Para 1400, la cantidad de peregrinos que llegaba a Roma con la esperanza de conseguir una indulgencia plenaria hizo que Bonifacio IX recuperara la periodicidad de cincuenta años. Nicolás V convocó y presidió el jubileo de 1450, y en 1475 Sixto V estableció la periodicidad vigente: el jubileo debía celebrarse en Roma cada 25 años. Fue este jubileo el primero que se comunicó por medio de misivas distribuidas por toda Europa gracias a la imprenta de Gutenberg. Para el siguiente jubileo, Alejandro VI sofisticó el rito de inicio de un año jubilar y organizó un rito de apertura de la Puerta Santa de la Basílica de San Pedro, sellada a cal y canto desde su interior. Los jubileos siguientes transcurrieron con normalidad durante los siglos XVI, XVII y XVIII, pero en el XIX, solo ocurrió el jubileo de 1825. En 1800 la situación política de Europa hizo que Pío VI muriera desterrado en 1799 y que Pío VII decidiera no convocar un año santo; por su parte, Pío IX no convocó los de 1850 ni 1875, o por estar desterrado de Roma, o a manera de protesta por haber perdido el gobierno de los desaparecidos Estados Pontificios, respectivamente.
El jubileo de 1900 tuvo la intención de reconciliar a la Iglesia con el gobierno italiano; atrajo a una multitud de peregrinos después de 75 años sin tener un año santo, y León XIII impulsó una perspectiva social que fue bien vista por las clases obreras a nivel internacional. Los de 1925 y 1950 tuvieron como objetivo reconciliar a Europa después de sendas guerras, y entre ellos se intercaló un jubileo extraordinario, convocado por Pío XI, para conmemorar 1900 años de la crucifixión, muerte y resurrección de Jesús. En el jubileo de 1950, Pío XII modificó el ritual de apertura y cierre: desde que Alejandro VI introdujo la tradición de abrir una puerta santa en 1500, esta consistía en un hueco que los albañiles abrían en uno de los muros de la Basílica de San Pedro y que se bloqueaba durante las noches con una puerta de madera. Sin embargo, en 1950 la Iglesia Católica suiza regaló al papa una puerta de bronce para estrenarse en el jubileo. Esta puerta puede verse desde el exterior de la basílica, mas no desde el interior, pues este se sigue clausurando con tabiques y concreto al término de cada año jubilar. De hecho, Pablo VI sufrió un accidente al abrir la Puerta Santa para el jubileo de 1975, cuando un pedazo de concreto se desprendió del muro interior y le golpeó la cabeza frente a las cámaras que transmitían en vivo, por primera vez en la historia, la apertura de un año santo. Juan Pablo II celebró un jubileo extraordinario en 1983, con ocasión del aniversario 1950 de la redención, y otro en 2000. El papa Francisco convocó a un jubileo extraordinario en 2016 y hoy inicia formalmente el jubileo de 2025.

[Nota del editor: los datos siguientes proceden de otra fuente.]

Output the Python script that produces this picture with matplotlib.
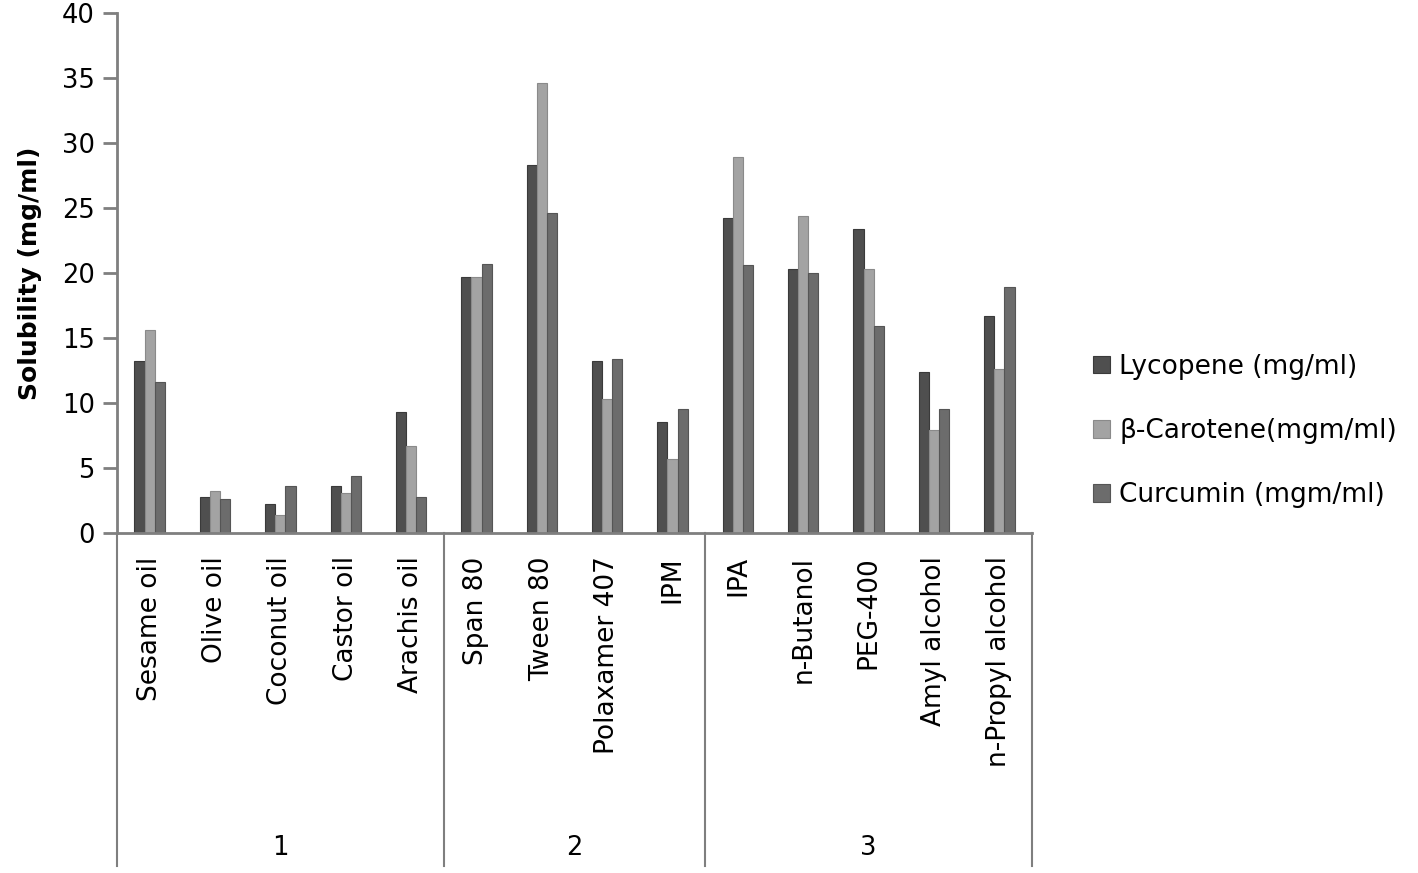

La ceremonia de apertura de la Puerta Santa cambia de pontificado a pontificado, pero desde 1950 ciertos elementos permanecen, como el rito del papa golpeando simbólicamente la puerta, habiéndose retirado el muro interior con suficiente antelación, y el lavado de las puertas con agua bendita que realizan los penitenciarios de la Basílica de San Pedro. Seguido de este acto, el papa se arrodilla al ser el primero en cruzar el umbral de la Puerta Santa y continúa su procesión hasta el altar. Este año jubilar, como marca la tradición, concluirá en la solemnidad de la Epifanía de 2026, cuando vuelva a sellarse el muro interior y se coloque entre sus tabiques un cofre con monedas conmemorativas del pontificado en turno y la bula con la cual se convocó, esperando que se llegue la fecha del próximo jubileo en 2050, aunque cabe la posibilidad de que se convoque un jubileo extraordinario, por ejemplo, en 2033, para emular los años santos de 1933 y 1983.